AINews Verdict & Predictions
HNSWlib is a masterpiece of minimalist engineering. Its header-only design, zero dependencies, and battle-tested HNSW implementation have made it the go-to choice for production vector search on CPU. However, the library's limitations—single-threaded queries, no dynamic updates, and sparse documentation—prevent it from being a universal solution.
Our Predictions:
1. HNSWlib will remain relevant but niche. As vector databases mature, they will absorb HNSWlib's core algorithm while adding features like distributed indexing and real-time updates. Standalone HNSWlib usage will decline for new projects, but existing deployments will persist due to inertia.
2. The library will inspire a new generation of header-only AI tools. The success of HNSWlib's zero-dependency approach will influence the design of other AI infrastructure components, such as embedding servers and tokenizers.

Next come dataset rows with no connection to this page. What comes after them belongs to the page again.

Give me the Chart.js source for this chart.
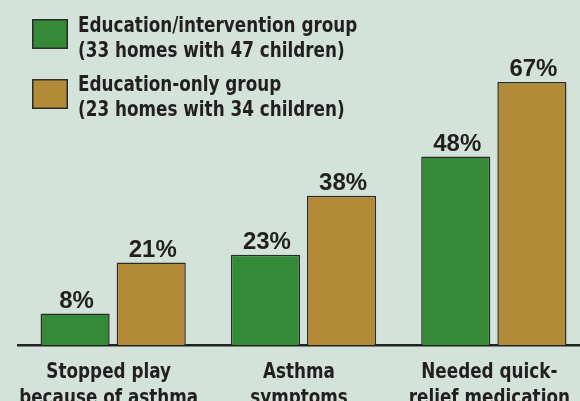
<!DOCTYPE html>
<html>
<head>
<meta charset="utf-8">
<script src="https://cdn.jsdelivr.net/npm/chart.js@4"></script>
<style>
  html, body { margin: 0; padding: 0; background: #d3e3da; overflow: hidden; width: 580px; height: 401px; }
  #wrap { position: absolute; left: 0; top: 0; width: 589px; height: 401px; }
  #c { display: block; width: 589px; height: 401px; }
</style>
</head>
<body>
<div id="wrap"><canvas id="c" width="589" height="401"></canvas></div>
<script>
const categories = [
  ["Stopped play", "because of asthma"],
  ["Asthma", "symptoms"],
  ["Needed quick-", "relief medication"]
];
const seriesNames = [
  ["Education/intervention group", "(33 homes with 47 children)"],
  ["Education-only group", "(23 homes with 34 children)"]
];
const interventionValues = [8, 23, 48];
const educationOnlyValues = [21, 38, 67];

const GREEN = '#348a37';
const GOLD = '#b38b38';
const EDGE = '#2b2b2b';
const TEXT = '#231f20';
const NARROW = '"DejaVu Sans Condensed", "DejaVu Sans", sans-serif';
const WIDE = '"Liberation Sans", Arial, sans-serif';
const SQUEEZE = 0.85;

const valueLabels = {
  id: 'valueLabels',
  afterDatasetsDraw(chart) {
    const ctx = chart.ctx;
    ctx.save();
    ctx.fillStyle = TEXT;
    ctx.font = 'bold 24px ' + WIDE;
    ctx.textAlign = 'center';
    ctx.textBaseline = 'alphabetic';
    chart.data.datasets.forEach((ds, di) => {
      chart.getDatasetMeta(di).data.forEach((bar, i) => {
        ctx.fillText(ds.data[i] + '%', bar.x + 1.5, bar.y - 6);
      });
    });
    ctx.restore();
  }
};

const customLegend = {
  id: 'customLegend',
  afterDraw(chart) {
    const ctx = chart.ctx;
    ctx.save();
    const tops = [19, 79];
    const baselines = [[31.7, 56.7], [91, 115.5]];
    chart.data.datasets.forEach((ds, di) => {
      ctx.fillStyle = ds.backgroundColor;
      ctx.fillRect(32, tops[di], 36, 30);
      ctx.strokeStyle = EDGE;
      ctx.lineWidth = 1.5;
      ctx.strokeRect(32.75, tops[di] + 0.75, 34.5, 28.5);
      ctx.fillStyle = TEXT;
      ctx.font = 'bold 22px ' + NARROW;
      ctx.textAlign = 'left';
      ctx.textBaseline = 'alphabetic';
      ds.label.forEach((line, li) => {
        ctx.save();
        ctx.translate(78, baselines[di][li]);
        ctx.scale(SQUEEZE, 1);
        ctx.fillText(line, 0, 0);
        ctx.restore();
      });
    });
    ctx.restore();
  }
};

// Draw x tick labels horizontally condensed (the reference uses a condensed face)
const condensedTicks = {
  id: 'condensedTicks',
  afterLayout(chart) {
    const s = chart.scales.x;
    if (!s || s._condensedPatched) return;
    s._condensedPatched = true;
    const orig = s.drawLabels;
    s.drawLabels = function (chartArea) {
      try {
        const ctx = this.ctx;
        const items = this.getLabelItems(chartArea);
        for (const item of items) {
          const o = item.options;
          const lines = Array.isArray(item.label) ? item.label : [item.label];
          ctx.save();
          ctx.translate(o.translation[0], o.translation[1]);
          ctx.scale(SQUEEZE, 1);
          ctx.font = item.font.string;
          ctx.fillStyle = o.color;
          ctx.textAlign = o.textAlign;
          ctx.textBaseline = o.textBaseline;
          lines.forEach((ln, k) => ctx.fillText(ln, 0, item.textOffset + k * item.font.lineHeight));
          ctx.restore();
        }
      } catch (e) {
        orig.call(this, chartArea);
      }
    };
  }
};

new Chart(document.getElementById('c'), {
  type: 'bar',
  data: {
    labels: categories,
    datasets: [
      { label: seriesNames[0], data: interventionValues, backgroundColor: GREEN, borderColor: EDGE, borderWidth: 1.5 },
      { label: seriesNames[1], data: educationOnlyValues, backgroundColor: GOLD, borderColor: EDGE, borderWidth: 1.5 }
    ]
  },
  options: {
    responsive: false,
    maintainAspectRatio: false,
    animation: false,
    devicePixelRatio: 1,
    layout: { padding: { left: 18, right: 0, top: 31, bottom: 0 } },
    datasets: { bar: { categoryPercentage: 0.8, barPercentage: 0.908 } },
    plugins: { legend: { display: false }, tooltip: { enabled: false } },
    scales: {
      y: { display: false, min: 0, max: 80 },
      x: {
        grid: { display: false },
        border: { display: true, color: '#222222', width: 2.5 },
        afterFit(scale) {
          scale.height = 56;
          scale.paddingLeft = 0;
          scale.paddingRight = 0;
        },
        ticks: {
          color: TEXT,
          font: { family: NARROW, size: 22, weight: 'bold', lineHeight: 1.2 },
          padding: 6,
          labelOffset: -4.5,
          maxRotation: 0,
          autoSkip: false
        }
      }
    }
  },
  plugins: [valueLabels, customLegend, condensedTicks]
});
</script>
</body>
</html>
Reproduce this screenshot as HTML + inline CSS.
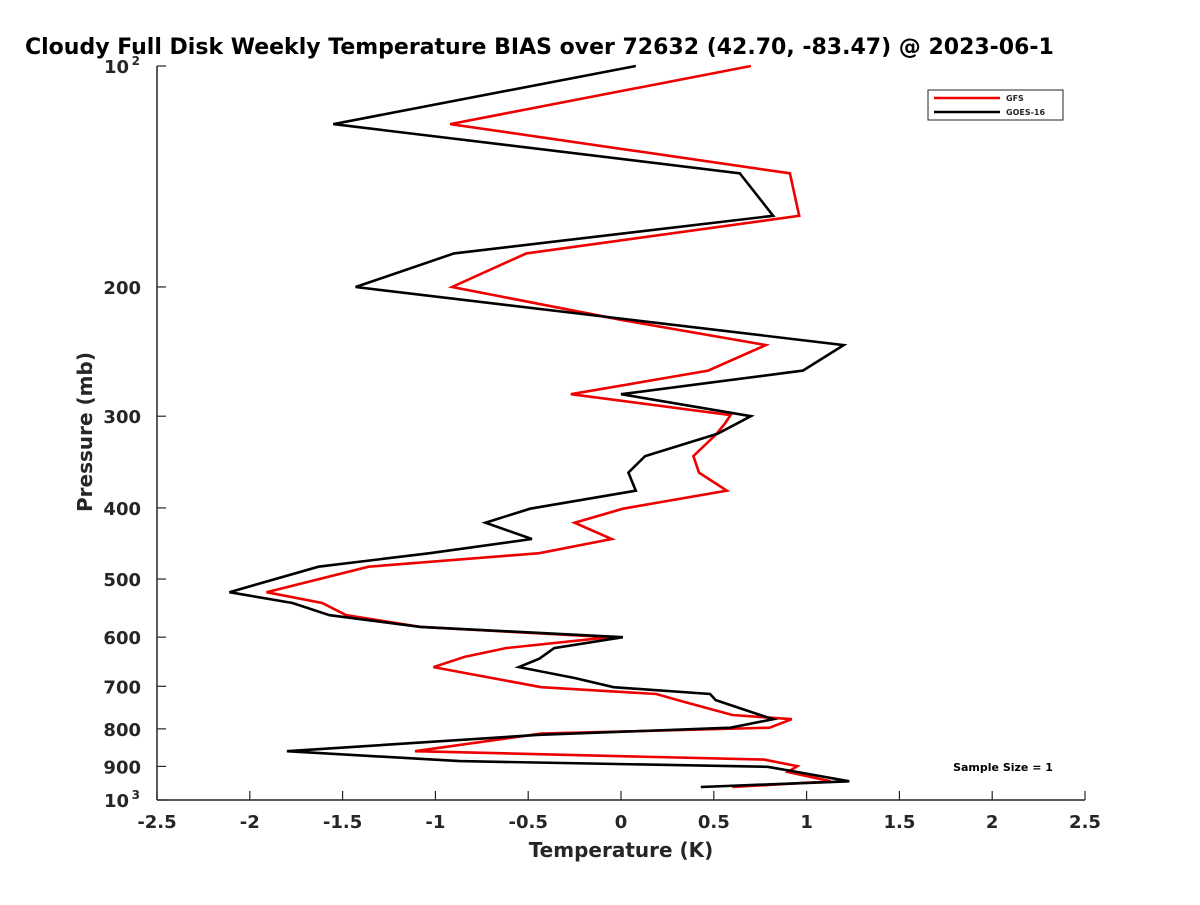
<!DOCTYPE html>
<html><head><meta charset="utf-8"><style>
body{margin:0;background:#fff;}
svg text{font-family:"DejaVu Sans","Liberation Sans",sans-serif;font-weight:bold;fill:#262626;}
</style></head><body>
<svg id="chart" width="1200" height="900" xmlns="http://www.w3.org/2000/svg">
<text x="25" y="54" font-size="22" style="fill:#000">Cloudy Full Disk Weekly Temperature BIAS over 72632 (42.70, -83.47) @ 2023-06-1</text>
<g id="axes"></g>
<g id="series"></g>
<text transform="translate(92,432) rotate(-90)" text-anchor="middle" font-size="20">Pressure (mb)</text>
<text x="621" y="857" text-anchor="middle" font-size="20">Temperature (K)</text>
<g>
<rect x="928" y="90" width="135" height="30" fill="#fff" stroke="#262626" stroke-width="1"/>
<line x1="934" y1="98" x2="1000" y2="98" stroke="#e00" stroke-width="2.5"/>
<text x="1006" y="101" font-size="8">GFS</text>
<line x1="934" y1="112" x2="1000" y2="112" stroke="#000" stroke-width="2.5"/>
<text x="1006" y="115" font-size="8">GOES-16</text>
</g>
<text x="1003" y="771" text-anchor="middle" font-size="11" style="fill:#000">Sample Size = 1</text>
</svg>
<script>
const xTicks=[-2.5,-2,-1.5,-1,-0.5,0,0.5,1,1.5,2,2.5];
const yTicks=[100,200,300,400,500,600,700,800,900,1000];
const yTickLabels=["10^2","200","300","400","500","600","700","800","900","10^3"];
const gfsPressure=[100,120,140,160,180,200,222,240,260,280,299,307,318,340,358,379,401,419,441,461,481,521,539,560,581,600,621,638,659,702,717,735,766,776,797,812,858,881,899,916,943,960];
const gfsTemp=[0.70,-0.92,0.91,0.96,-0.51,-0.91,0.01,0.78,0.47,-0.27,0.59,0.56,0.51,0.39,0.42,0.57,0.01,-0.25,-0.05,-0.44,-1.36,-1.91,-1.61,-1.48,-1.08,-0.06,-0.62,-0.84,-1.01,-0.43,0.19,0.34,0.60,0.92,0.80,-0.43,-1.11,0.77,0.95,0.90,1.13,0.60];
const goesPressure=[100,120,140,160,180,200,240,260,280,300,317,340,358,379,401,419,441,461,481,521,539,560,581,600,621,642,659,682,702,717,731,766,776,797,815,858,885,901,916,943,960];
const goesTemp=[0.08,-1.55,0.64,0.82,-0.90,-1.43,1.20,0.98,0.0,0.70,0.52,0.13,0.04,0.08,-0.49,-0.73,-0.48,-1.03,-1.63,-2.11,-1.77,-1.57,-1.08,0.01,-0.36,-0.44,-0.55,-0.25,-0.04,0.48,0.51,0.75,0.82,0.59,-0.44,-1.80,-0.87,0.79,0.95,1.23,0.43];
const NS="http://www.w3.org/2000/svg";
const X0=157,X1=1085,Y0=66,Y1=800;
function xs(v){return X0+(v+2.5)/5*(X1-X0);}
function ys(p){return Y0+(Math.log10(p)-2)*(Y1-Y0);}
const axes=document.getElementById('axes');
function mk(tag,attrs,parent){const e=document.createElementNS(NS,tag);for(const k in attrs)e.setAttribute(k,attrs[k]);parent.appendChild(e);return e;}
let ax=mk('line',{x1:X0,y1:Y0,x2:X0,y2:Y1,stroke:'#262626','stroke-width':1.5},axes);


let bx=mk('line',{x1:X0,y1:Y1,x2:X1,y2:Y1,stroke:'#262626','stroke-width':1.5},axes);


xTicks.forEach(v=>{
 const x=xs(v);
 mk('line',{x1:x,y1:Y1,x2:x,y2:Y1-9,stroke:'#262626','stroke-width':1.2},axes);
 const t=mk('text',{x:x,y:Y1+28,'text-anchor':'middle','font-size':18},axes);
 t.textContent=String(v);
 
 
});
yTicks.forEach((p,i)=>{
 const y=ys(p);
 mk('line',{x1:X0,y1:y,x2:X0+9,y2:y,stroke:'#262626','stroke-width':1.2},axes);
 const lab=yTickLabels[i];
 if(lab.indexOf('^')>=0){
  const parts=lab.split('^');
  const t=mk('text',{x:X0-28,y:y+7,'text-anchor':'end','font-size':18},axes);
  t.textContent=parts[0];
  
  
  const s=mk('text',{x:X0-17,y:y-1,'text-anchor':'end','font-size':12},axes);
  s.textContent=parts[1];
  
  
 } else {
  const t=mk('text',{x:X0-16,y:y+7,'text-anchor':'end','font-size':18},axes);
  t.textContent=lab;
  
  
 }
});
const ser=document.getElementById('series');
function line(ps,ts,color,name){
 const pts=ps.map((p,i)=>xs(ts[i]).toFixed(1)+','+ys(p).toFixed(1)).join(' ');
 const pl=mk('polyline',{points:pts,fill:'none',stroke:color,'stroke-width':2.6,'stroke-linejoin':'miter'},ser);
 
 
}
line(gfsPressure,gfsTemp,'#e00','gfs-line');
line(goesPressure,goesTemp,'#000','goes16-line');
</script>
</body></html>
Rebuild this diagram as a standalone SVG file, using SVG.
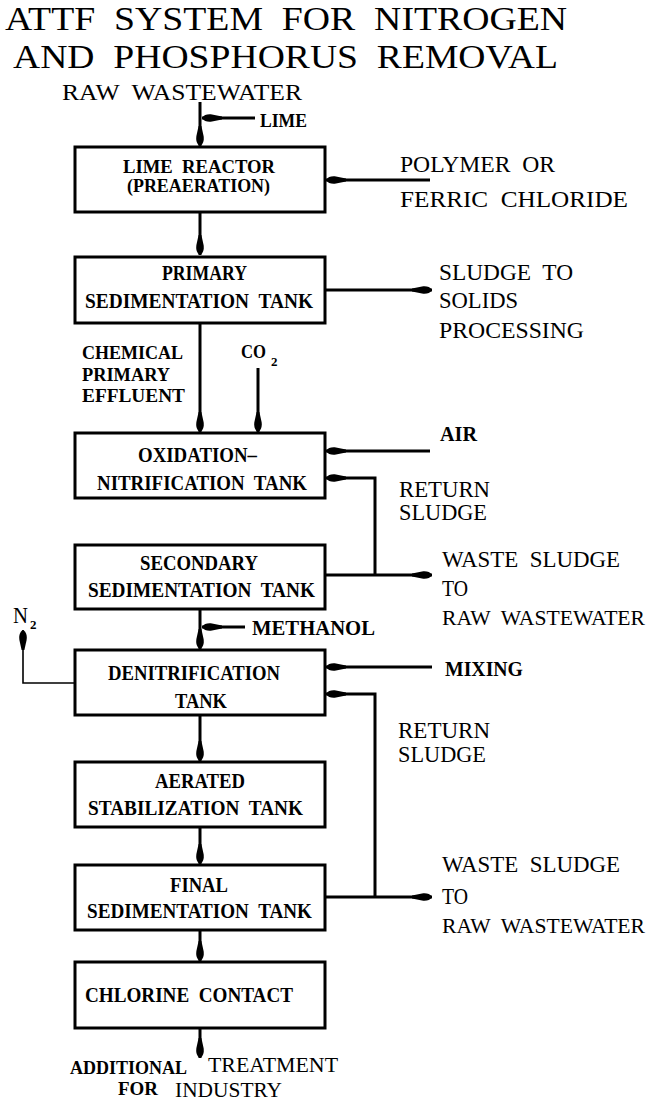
<svg xmlns="http://www.w3.org/2000/svg" width="654" height="1102" viewBox="0 0 654 1102">
<style>
.box{fill:#fff;stroke:#000;stroke-width:3}
.ln{fill:none;stroke:#000;stroke-width:3;stroke-linejoin:miter}
.thin{fill:none;stroke:#000;stroke-width:1.6}
text{font-family:"Liberation Serif","Times New Roman",serif;fill:#000;white-space:pre}
.title{font-size:34px}
.tw{font-size:23px}
.tws{font-size:21px}
.twr{font-size:20.5px}
.bx{font-size:21px;font-weight:bold}
.bxs{font-size:18px;font-weight:bold}
.sm{font-size:18px;font-weight:bold}
.sub{font-size:13px;font-weight:bold}
</style>
<defs>
<marker id="ah" markerUnits="userSpaceOnUse" markerWidth="22" markerHeight="12" viewBox="-21 -6 22 12" refX="0" refY="0" orient="auto">
<path d="M0,0 C-2,-3.5 -6,-4.2 -10,-3.6 L-20,-1.4 L-20,1.4 L-10,3.6 C-6,4.2 -2,3.5 0,0 Z" fill="#000"/>
</marker>
</defs>
<rect width="654" height="1102" fill="#fff"/>
<g id="title">
<text class="title" x="5" y="30" textLength="562" lengthAdjust="spacingAndGlyphs">ATTF  SYSTEM  FOR  NITROGEN</text>
<text class="title" x="13" y="68" textLength="545" lengthAdjust="spacingAndGlyphs">AND  PHOSPHORUS  REMOVAL</text>
</g>
<g id="labels">
<text class="tw" x="62" y="100" textLength="240" lengthAdjust="spacingAndGlyphs">RAW  WASTEWATER</text>
<text class="sm" x="260" y="127" textLength="47" lengthAdjust="spacingAndGlyphs">LIME</text>
<text class="tw" x="400" y="172" textLength="155" lengthAdjust="spacingAndGlyphs">POLYMER  OR</text>
<text class="tw" x="400" y="207" textLength="228" lengthAdjust="spacingAndGlyphs">FERRIC  CHLORIDE</text>
<text class="tw" x="439" y="280" textLength="134" lengthAdjust="spacingAndGlyphs">SLUDGE  TO</text>
<text class="tw" x="439" y="308" textLength="79" lengthAdjust="spacingAndGlyphs">SOLIDS</text>
<text class="tw" x="439" y="338" textLength="145" lengthAdjust="spacingAndGlyphs">PROCESSING</text>
<text class="bxs" x="82" y="359" textLength="101" lengthAdjust="spacingAndGlyphs">CHEMICAL</text>
<text class="bxs" x="82" y="381" textLength="88" lengthAdjust="spacingAndGlyphs">PRIMARY</text>
<text class="bxs" x="82" y="402" textLength="103" lengthAdjust="spacingAndGlyphs">EFFLUENT</text>
<text class="bxs" x="241" y="358" textLength="25" lengthAdjust="spacingAndGlyphs">CO</text>
<text class="sub" x="271" y="366">2</text>
<text class="bx" x="440" y="441" textLength="37" lengthAdjust="spacingAndGlyphs">AIR</text>
<text class="tw" x="399" y="497" textLength="91" lengthAdjust="spacingAndGlyphs">RETURN</text>
<text class="tw" x="399" y="520" textLength="88" lengthAdjust="spacingAndGlyphs">SLUDGE</text>
<text class="tw" x="442" y="567" textLength="178" lengthAdjust="spacingAndGlyphs">WASTE  SLUDGE</text>
<text class="tw" x="442" y="596" textLength="26" lengthAdjust="spacingAndGlyphs">TO</text>
<text class="twr" x="442" y="625" textLength="203" lengthAdjust="spacingAndGlyphs">RAW  WASTEWATER</text>
<text class="tw" x="13" y="623" textLength="15" lengthAdjust="spacingAndGlyphs">N</text>
<text class="sub" x="30" y="629">2</text>
<text class="bx" x="252" y="635" textLength="123" lengthAdjust="spacingAndGlyphs">METHANOL</text>
<text class="bx" x="445" y="676" textLength="78" lengthAdjust="spacingAndGlyphs">MIXING</text>
<text class="tw" x="398" y="738" textLength="92" lengthAdjust="spacingAndGlyphs">RETURN</text>
<text class="tw" x="398" y="762" textLength="88" lengthAdjust="spacingAndGlyphs">SLUDGE</text>
<text class="tw" x="442" y="872" textLength="178" lengthAdjust="spacingAndGlyphs">WASTE  SLUDGE</text>
<text class="tw" x="442" y="904" textLength="26" lengthAdjust="spacingAndGlyphs">TO</text>
<text class="twr" x="442" y="933" textLength="203" lengthAdjust="spacingAndGlyphs">RAW  WASTEWATER</text>
<text class="bxs" x="70" y="1074" textLength="117" lengthAdjust="spacingAndGlyphs">ADDITIONAL</text>
<text class="tws" x="208" y="1072" textLength="130" lengthAdjust="spacingAndGlyphs">TREATMENT</text>
<text class="bxs" x="118" y="1095" textLength="40" lengthAdjust="spacingAndGlyphs">FOR</text>
<text class="tws" x="175" y="1097" textLength="107" lengthAdjust="spacingAndGlyphs">INDUSTRY</text>
</g>
<g id="lime-reactor">
<rect class="box" x="75" y="147" width="250" height="65"/>
<text class="bxs" x="123" y="173" textLength="152" lengthAdjust="spacingAndGlyphs">LIME  REACTOR</text>
<text class="bxs" x="127" y="192" textLength="143" lengthAdjust="spacingAndGlyphs">(PREAERATION)</text>
</g>
<g id="primary-sedimentation">
<rect class="box" x="75" y="257" width="250" height="66"/>
<text class="bx" x="162" y="280" textLength="85" lengthAdjust="spacingAndGlyphs">PRIMARY</text>
<text class="bx" x="85" y="308" textLength="228" lengthAdjust="spacingAndGlyphs">SEDIMENTATION  TANK</text>
</g>
<g id="oxidation-nitrification">
<rect class="box" x="75" y="433" width="250" height="65"/>
<text class="bx" x="138" y="462" textLength="119" lengthAdjust="spacingAndGlyphs">OXIDATION–</text>
<text class="bx" x="97" y="490" textLength="210" lengthAdjust="spacingAndGlyphs">NITRIFICATION  TANK</text>
</g>
<g id="secondary-sedimentation">
<rect class="box" x="75" y="545" width="250" height="64"/>
<text class="bx" x="140" y="570" textLength="118" lengthAdjust="spacingAndGlyphs">SECONDARY</text>
<text class="bx" x="88" y="597" textLength="227" lengthAdjust="spacingAndGlyphs">SEDIMENTATION  TANK</text>
</g>
<g id="denitrification">
<rect class="box" x="75" y="650" width="250" height="65"/>
<text class="bx" x="108" y="680" textLength="172" lengthAdjust="spacingAndGlyphs">DENITRIFICATION</text>
<text class="bx" x="175" y="708" textLength="52" lengthAdjust="spacingAndGlyphs">TANK</text>
</g>
<g id="aerated-stabilization">
<rect class="box" x="75" y="762" width="250" height="65"/>
<text class="bx" x="155" y="788" textLength="90" lengthAdjust="spacingAndGlyphs">AERATED</text>
<text class="bx" x="88" y="815" textLength="215" lengthAdjust="spacingAndGlyphs">STABILIZATION  TANK</text>
</g>
<g id="final-sedimentation">
<rect class="box" x="75" y="865" width="250" height="65"/>
<text class="bx" x="170" y="892" textLength="58" lengthAdjust="spacingAndGlyphs">FINAL</text>
<text class="bx" x="87" y="918" textLength="225" lengthAdjust="spacingAndGlyphs">SEDIMENTATION  TANK</text>
</g>
<g id="chlorine-contact">
<rect class="box" x="75" y="962" width="250" height="66"/>
<text class="bx" x="85" y="1002" textLength="208" lengthAdjust="spacingAndGlyphs">CHLORINE  CONTACT</text>
</g>
<g id="connectors">
<line class="ln" x1="200" y1="102" x2="200" y2="146" marker-end="url(#ah)"/>
<line class="ln" x1="255" y1="118" x2="202" y2="118" marker-end="url(#ah)"/>
<line class="ln" x1="430" y1="180" x2="326" y2="180" marker-end="url(#ah)"/>
<line class="ln" x1="200" y1="212" x2="200" y2="255" marker-end="url(#ah)"/>
<line class="ln" x1="325" y1="290" x2="432" y2="290" marker-end="url(#ah)"/>
<line class="ln" x1="200" y1="323" x2="200" y2="432" marker-end="url(#ah)"/>
<line class="ln" x1="258" y1="368" x2="258" y2="432" marker-end="url(#ah)"/>
<line class="ln" x1="430" y1="451" x2="326" y2="451" marker-end="url(#ah)"/>
<polyline class="ln" points="375,575 375,478 326,478" marker-end="url(#ah)"/>
<line class="ln" x1="325" y1="575" x2="432" y2="575" marker-end="url(#ah)"/>
<line class="ln" x1="200" y1="609" x2="200" y2="649" marker-end="url(#ah)"/>
<line class="ln" x1="245" y1="627" x2="202" y2="627" marker-end="url(#ah)"/>
<polyline class="thin" points="75,683 23,683 23,630" marker-end="url(#ah)"/>
<line class="ln" x1="432" y1="667" x2="326" y2="667" marker-end="url(#ah)"/>
<polyline class="ln" points="375,897 375,694 326,694" marker-end="url(#ah)"/>
<line class="ln" x1="325" y1="897" x2="432" y2="897" marker-end="url(#ah)"/>
<line class="ln" x1="200" y1="715" x2="200" y2="761" marker-end="url(#ah)"/>
<line class="ln" x1="200" y1="827" x2="200" y2="864" marker-end="url(#ah)"/>
<line class="ln" x1="200" y1="930" x2="200" y2="961" marker-end="url(#ah)"/>
<line class="ln" x1="200" y1="1028" x2="200" y2="1058" marker-end="url(#ah)"/>
</g>
</svg>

3. Community forks will proliferate. Given the slow pace of upstream development, we expect to see community-maintained forks that add GPU support, dynamic updates, and better documentation. One such fork, `hnswlib-gpu`, already exists on GitHub with 200+ stars.
4. HNSWlib will become a teaching tool. Its clean, readable codebase makes it ideal for educational purposes. We predict that university courses on vector search will adopt HNSWlib as the reference implementation for studying graph-based ANN algorithms.
What to Watch: The release of HNSWlib v1.0 (currently at v0.8.0) would signal renewed maintenance. Also monitor the `nmslib/hnswlib` issue tracker for any announcements about dynamic update support or GPU acceleration. For now, HNSWlib remains a reliable workhorse—but the AI infrastructure world is moving fast, and even the best tools must evolve to stay relevant.